Hints of harvest memories of community lunches
on 03 October 2019
Every year the harvest period comes with all sorts of memory from the past, stories that slowly turn into images, smells, spaces.
The seventies, my granpa Ercole, an elderly but tireless worker in the company of the neighbours, because at that time they all helped each other. It was a community of farmers, so everyone had some grape to harvest, but there wasn’t any competition if not on the best home made cheese or salami. But that’s a whole different story.
Soups and salads as centerpieces
What I remember the most of the various Septembers and Octobers, more than the hard work and satisfaction of the harvest, are the lunches. They’d start early in the morning between the rows, but at 11 everyone stopped to go eating. We’d all walk in the warm kitchen, heated by the wood stove traditionally called “putagè”, where the soup had already been cooking for hours.
I remember Giacinta, an old lady that lived and worked at our house, that every morning would walk to the garden to collect leeks, potatoes, green beans, salad, the last ripe tomatoes of the season… and then she’d divide the ingredients between the soup and the salad, two main dishes of every lunch in fall.
Whatever wasn’t used that day was cut into pieces and stored in the good old Fiat fridge… the last quality ones, those that would last for more than 30 years with no damage at all.
Rich ingredients on poor tablecloths
I was only a kid, more or less 4 feet tall, and when I’d run to take a peek at the daily menu I could barely reach the table level with my eyes. There was no need to see it in order to recognize the bread toasting on the stove, with the gorgonzola cheese that someone had brought, that would then melt on the warm bread cuddling everyone’s soul.

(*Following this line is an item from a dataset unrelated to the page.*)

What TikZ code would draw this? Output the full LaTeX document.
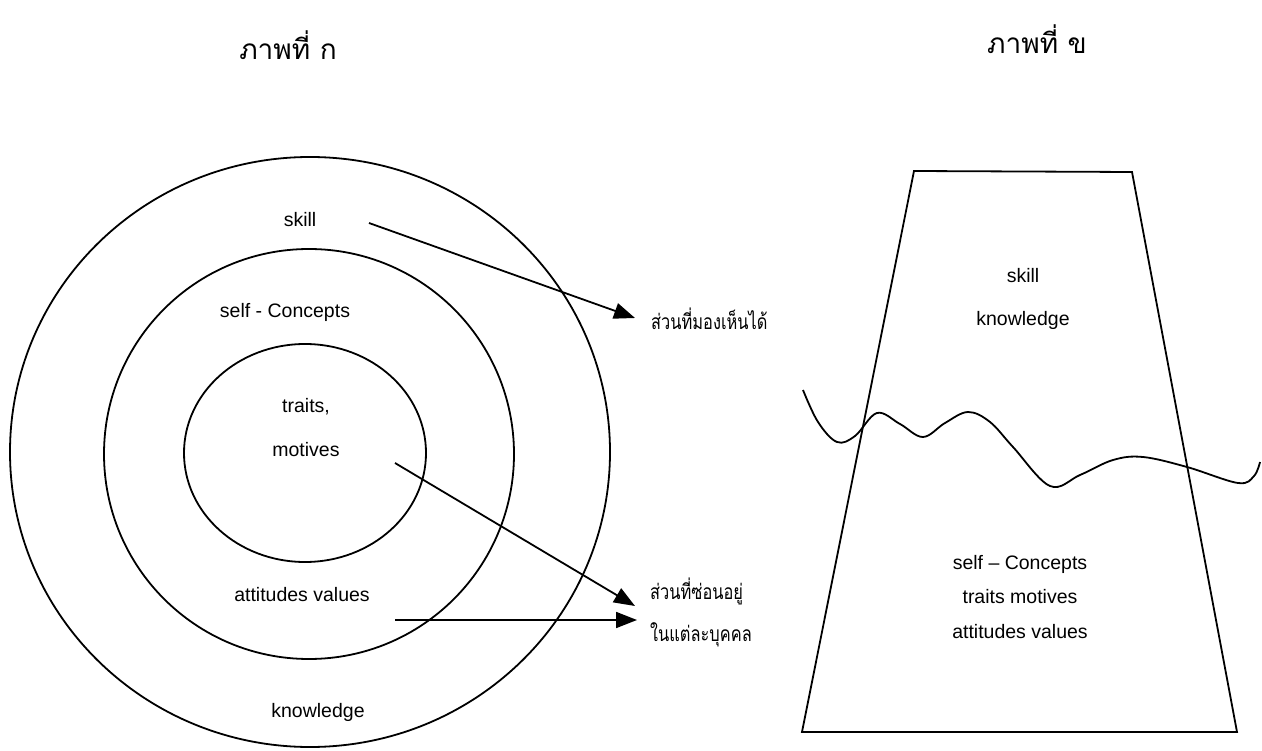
\documentclass[tikz,border=0pt]{standalone}
\usepackage{fontspec}
\usepackage{graphicx}
\setmainfont{Liberation Sans}
\newfontfamily\thaifont[Script=Thai]{Loma}
\usetikzlibrary{arrows.meta}
\newcommand{\thainarrow}[1]{\scalebox{0.78}[1]{#1}}
\begin{document}
\begin{tikzpicture}[x=1pt,y=-1pt,
  ring/.style={line width=1.8pt},
  lbl/.style={font=\fontsize{19.5}{23}\selectfont, inner sep=0pt},
  thl/.style={font=\thaifont\fontsize{21}{25}\selectfont, inner sep=0pt, anchor=base west},
  hdr/.style={font=\thaifont\fontsize{28}{32}\selectfont, inner sep=0pt, anchor=base},
  arr/.style={line width=1.8pt, -{Triangle[length=21pt,width=16pt]}}]
\useasboundingbox (0,0) rectangle (1262,751);
% left figure
\draw[ring] (310,452) ellipse [x radius=300, y radius=295];
\draw[ring] (309,454) ellipse [x radius=205, y radius=205];
\draw[ring] (305,453) ellipse [x radius=121, y radius=109];
\node[hdr] (hA) at (288,60) {ภาพที่ ก};
\node[hdr] (hB) at (1037,54) {ภาพที่ ข};
\node[lbl] (skill) at (300,220) {skill};
\node[lbl] (selfc) at (285,312) {self - Concepts};
\node[lbl] (traits) at (306,407) {traits,};
\node[lbl] (motives) at (306,450) {motives};
\node[lbl] (attv) at (302,595) {attitudes values};
\node[lbl] (know) at (318,712) {knowledge};
\node[thl] (see) at (651,330) {\thainarrow{ส่วนที่มองเห็นได้}};
\node[thl] (hide1) at (650,599) {\thainarrow{ส่วนที่ซ่อนอยู่}};
\node[thl] (hide2) at (650,641) {\thainarrow{ในแต่ละบุคคล}};
\coordinate (s1) at (369,223);
\coordinate (e1) at (635,318);
\coordinate (s2) at (395,463);
\coordinate (e2) at (635,606);
\coordinate (s3) at (395,620);
\coordinate (e3) at (637,620);
\draw[arr] (s1) -- (e1);
\draw[arr] (s2) -- (e2);
\draw[arr] (s3) -- (e3);
% right figure
\draw[ring, line join=miter] (914,171) -- (1132,172) -- (1237,732) -- (802,732) -- cycle;
\draw[ring] plot[smooth, tension=0.6] coordinates {(803,390) (818,422) (837,442) (855,436) (877,413) (900,424) (923,437) (945,423) (968,412) (990,422) (1013,447) (1050,486) (1080,475) (1113,460) (1143,457) (1187,467) (1238,483) (1254,476) (1260,462)};
\node[lbl] (rskill) at (1023,276) {skill};
\node[lbl] (rknow) at (1023,320) {knowledge};
\node[lbl] (rself) at (1020,564) {self – Concepts};
\node[lbl] (rtraits) at (1020,597) {traits motives};
\node[lbl] (rattv) at (1020,632) {attitudes values};
\end{tikzpicture}
\end{document}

There was a lot of poverty, but during harvesting time we’d pull out the richest ingredients and dishes to reward the farmers for their hard work. I even remember that in the last days of this period, around the end of October, the “trifulau” (truffle searchers) would pass in every house selling their products, and we’d make an homelette with 15 – 20 fried eggs so that everyone could have a piece of it with truffle.
And at the end… “picheta” and coffee
The adults would pair their food with those two-liters bottles of “picheta“, the traditional every day wine that they made with the last round of the press, which would then be diluted with water to make it lighter. On the lucky days they’d give me a sip as well, hiding it from the women. Those who didn’t drink wine would have the fresh water of the well, made tastier by the “Cristallina” of Ferrero.
At the end of the meal we would put the huge moka on the stove and prepare enough for everyone, serving it in the water glasses since the cups were only used on the weekends. Before getting back to work they’d all take a nap in the shade of some tree.
Less treats, more value
Thinking back to those days I’m surprised by how much those small common habits managed to thrill me. The wine world has changed, becoming richer, but what seems to be lacking now is the emotions, which have been substituted by other priorities.
It was harder, but also easier: men would work hard, but with a simplicity and a sense of duty that gave more value to the small happy moments of the day, like these memories. I invite you to pull out the pictures of those days, look at the dirty faces and the happy smiles and ask yourselves: what is more important? The constant anxieties of today, or the feeling that warm plate of soup would give us back then?